I have had plenty of friends who have worked in LUSU and plenty of friends who have worked with LUSU. I myself have plenty of experience in working with them, and the experience always seems to be the same; the left hand does not know what the right is doing. Or conversely if the right and the left hand want to do something together, they first have to consult the big toe and the right eyeball before anything can be done. You can be sure that at least one of those will only work part-time as well, so they can’t be found until a later date. Nobody seems to know exactly who has the authority to give the go ahead on certain things, or if they do they can’t be found or contacted at the moment needed. This could be because they’ve been called into their 4000th meeting of the day, or that their job remit is so large that they’re simply drowning in work.
This latter issue seems to have been plaguing the activities team lately. All of them are hardworking people, but their workload is now so large (with over 250 societies/sports teams) and the team so comparatively small, that they simply can’t cope with it all and various issues are falling through the cracks, particularly for non-BUCS teams and smaller societies. Part of the reason for this lies behind the very structure of LUSU itself; the fact that the staff turnover rate is so large – whether this be because of a elections or the nature of the position – it seems that a newly appointed member of staff spends about half of their tenure trying to find out what their predecessor did or didn’t do and thus catch up before they can start implementing their own practices.
It seems the organisation can sometimes overstep the mark as well. LUSU is a registered charity, which means that they are technically not allowed to overtly express a political opinion. I’m not entirely sure how this works for a students’ union, which by its very nature is a political body, but that’s a different matter. When this does become an issue is when the Union starts saying what can and can’t be said on campus. For example, this newspaper had it’s front page censored only a few issues ago because LUSU didn’t like what the editor was proposing to put on the front cover. I’ve also had experience of articles being heavily edited for potentially criticising the Union, or even wording something in slightly the wrong way. I’ll be interested to see whether this article actually makes it to publication.

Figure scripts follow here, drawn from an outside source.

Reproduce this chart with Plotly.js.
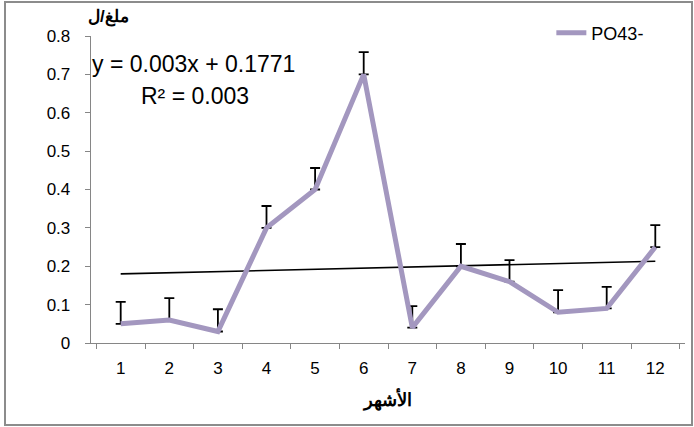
<!DOCTYPE html>
<html><head><meta charset="utf-8">
<script src="https://cdn.plot.ly/plotly-3.0.1.min.js"></script>
<style>
html,body{margin:0;padding:0;background:#fff;}
#wrap{position:relative;width:694px;height:427px;}
#chart{width:694px;height:427px;}
#frame{position:absolute;left:4px;top:1px;width:685px;height:421px;border:2px solid #8c8c8c;pointer-events:none;}
</style></head>
<body>
<div id="wrap"><div id="chart"></div><div id="frame"></div></div>
<script>
const months = ['1','2','3','4','5','6','7','8','9','10','11','12'];
const po4 = [0.05,0.06,0.03,0.30,0.40,0.70,0.04,0.20,0.16,0.08,0.09,0.25];
const errUp = [0.057,0.057,0.058,0.057,0.056,0.058,0.056,0.058,0.056,0.058,0.056,0.057];
const trendSlope = 0.003;
const trendIntercept = 0.1771;
const seriesName = 'PO43-';
const yTitle = 'ملغ/ل';
const xTitle = 'الأشهر';
const eqText = 'y = 0.003x + 0.1771';
const r2Text = 'R² = 0.003';

const trendY = months.map((m,i)=>trendSlope*(i+1)+trendIntercept);
const font = 'Liberation Sans, Arial, sans-serif';

const traces = [
 {x: months, y: trendY, type:'scatter', mode:'lines', line:{color:'#000', width:1.6}, showlegend:false, hoverinfo:'skip'},
 {x: months, y: po4, type:'scatter', mode:'lines', name: seriesName,
  line:{color:'#a397bf', width:5},
  error_y:{type:'data', symmetric:false, array: errUp, arrayminus: months.map(()=>0), color:'#000', thickness:1.8, width:5}}
];

const layout = {
 width:694, height:427,
 margin:{l:91, r:9, t:36, b:84},
 paper_bgcolor:'#fff', plot_bgcolor:'#fff',
 font:{family:font, size:17, color:'#000'},
 showlegend:true,
 legend:{x:0.775, xanchor:'left', y:1.01, yanchor:'middle', bgcolor:'rgba(0,0,0,0)', font:{size:18, family:font}},
 xaxis:{type:'category', showline:true, linecolor:'#868686', linewidth:1.3, ticks:'outside', ticklen:5, tickcolor:'#868686', tickson:'boundaries', showgrid:false, zeroline:false,
   tickfont:{size:17}, ticklabelstandoff:9, title:{text:'<b>'+xTitle+'</b>', font:{size:18}, standoff:16}},
 yaxis:{range:[0,0.8], dtick:0.1, showline:true, linecolor:'#868686', linewidth:1.3, ticks:'outside', ticklen:5, tickcolor:'#868686', showgrid:false, zeroline:false,
   tickfont:{size:17}, tickformat:'.1~f', ticklabelstandoff:11},
 annotations:[
  {xref:'paper', yref:'paper', x:-0.008, y:1.062, xanchor:'left', yanchor:'middle', text:'<b>'+yTitle+'</b>', showarrow:false, font:{size:17}},
  {xref:'paper', yref:'paper', x:0.172, y:0.908, xanchor:'center', yanchor:'middle', text:eqText, showarrow:false, font:{size:23}},
  {xref:'paper', yref:'paper', x:0.175, y:0.805, xanchor:'center', yanchor:'middle', text:r2Text, showarrow:false, font:{size:23}}
 ]
};
Plotly.newPlot('chart', traces, layout, {displayModeBar:false, staticPlot:true});
</script>
</body></html>
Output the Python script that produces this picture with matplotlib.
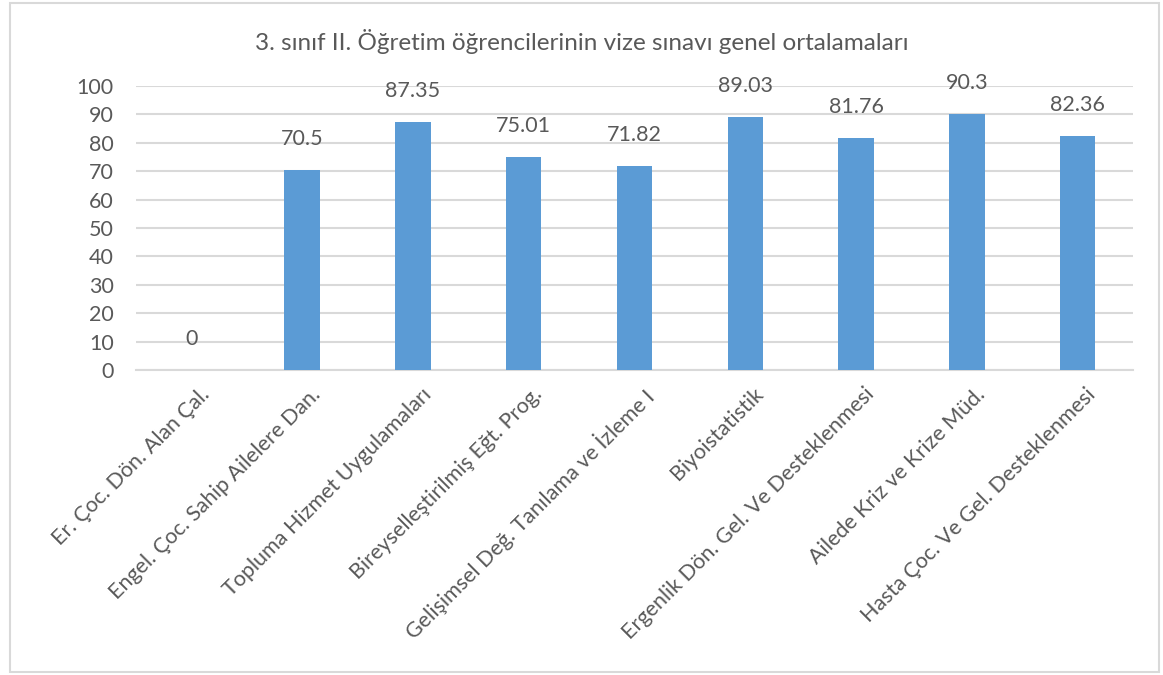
import matplotlib.pyplot as plt
from matplotlib.patches import Rectangle
from matplotlib.transforms import ScaledTranslation

categories = [
    'Er. Çoc. Dön. Alan Çal.',
    'Engel. Çoc. Sahip Ailelere Dan.',
    'Topluma Hizmet Uygulamaları',
    'Bireyselleştirilmiş Eğt. Prog.',
    'Gelişimsel Değ. Tanılama ve İzleme I',
    'Biyoistatistik',
    'Ergenlik Dön. Gel. Ve Desteklenmesi',
    'Ailede Kriz ve Krize Müd.',
    'Hasta Çoc. Ve Gel. Desteklenmesi',
]
values = [0, 70.5, 87.35, 75.01, 71.82, 89.03, 81.76, 90.3, 82.36]
value_labels = ['0', '70.5', '87.35', '75.01', '71.82', '89.03', '81.76', '90.3', '82.36']
title = '3. sınıf II. Öğretim öğrencilerinin vize sınavı genel ortalamaları'

text_color = '#595959'
plt.rcParams['font.family'] = ['Lato', 'DejaVu Sans']

fig = plt.figure(figsize=(11.63, 6.75), dpi=100)
ax = fig.add_axes([136 / 1163, 305 / 675, 997 / 1163, 284 / 675])

# Outer chart border
fig.patches.append(Rectangle((10 / 1163, 3 / 675), 1149 / 1163, 669 / 675,
                             transform=fig.transFigure, fill=False,
                             edgecolor='#D9D9D9', linewidth=1.5))

x = range(len(categories))
ax.bar(x, values, width=0.32, color='#5B9BD5', zorder=3)

for i, (v, lab) in enumerate(zip(values, value_labels)):
    ax.annotate(lab, (i, v), xytext=(0, 15), textcoords='offset points',
                ha='center', va='bottom', fontsize=15.5, color=text_color)

ax.set_xlim(-0.5, len(categories) - 0.5)
ax.set_ylim(0, 100)
ax.set_yticks(range(0, 101, 10))
ax.yaxis.grid(True, color='#D9D9D9', linewidth=1.5, zorder=0)
for s in ['top', 'right', 'left']:
    ax.spines[s].set_visible(False)
ax.spines['bottom'].set_color('#D9D9D9')
ax.spines['bottom'].set_linewidth(1.5)
ax.tick_params(axis='y', length=0, labelsize=15.5, colors=text_color, pad=16)
ax.tick_params(axis='x', length=0, labelsize=15.5, colors=text_color, pad=10)

ax.set_xticks(list(x))
ax.set_xticklabels(categories, rotation=45, ha='right', rotation_mode='anchor')
# nudge rotated labels a little to the right, like the original
shift = ScaledTranslation(8 / 100, 0, fig.dpi_scale_trans)
for lbl in ax.get_xticklabels():
    lbl.set_transform(lbl.get_transform() + shift)

fig.text(0.5, 1 - 42 / 675, title, ha='center', va='center', fontsize=17.5,
         color=text_color)

fig.savefig('out.png', dpi=100)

LUSU has a definite place within the University infrastructure, it just needs to remember that it is supposed to be there for the students. This is something that the whole Union staff could do with remembering, not just the FTOs (who seem to be quite good at remembering this fact). We need the Union to give us a voice when it’s appropriate, to provide funding when needed, and support when it’s asked for. What it shouldn’t be is weighed down by its own bloated sense of self-importance, or an overly-complicated and unnecessary internal democracy. This occurs so much that it takes aeons for things to get done, or much like a game of Chinese whispers; the result that comes out at the end is nothing like what was asked for in the beginning.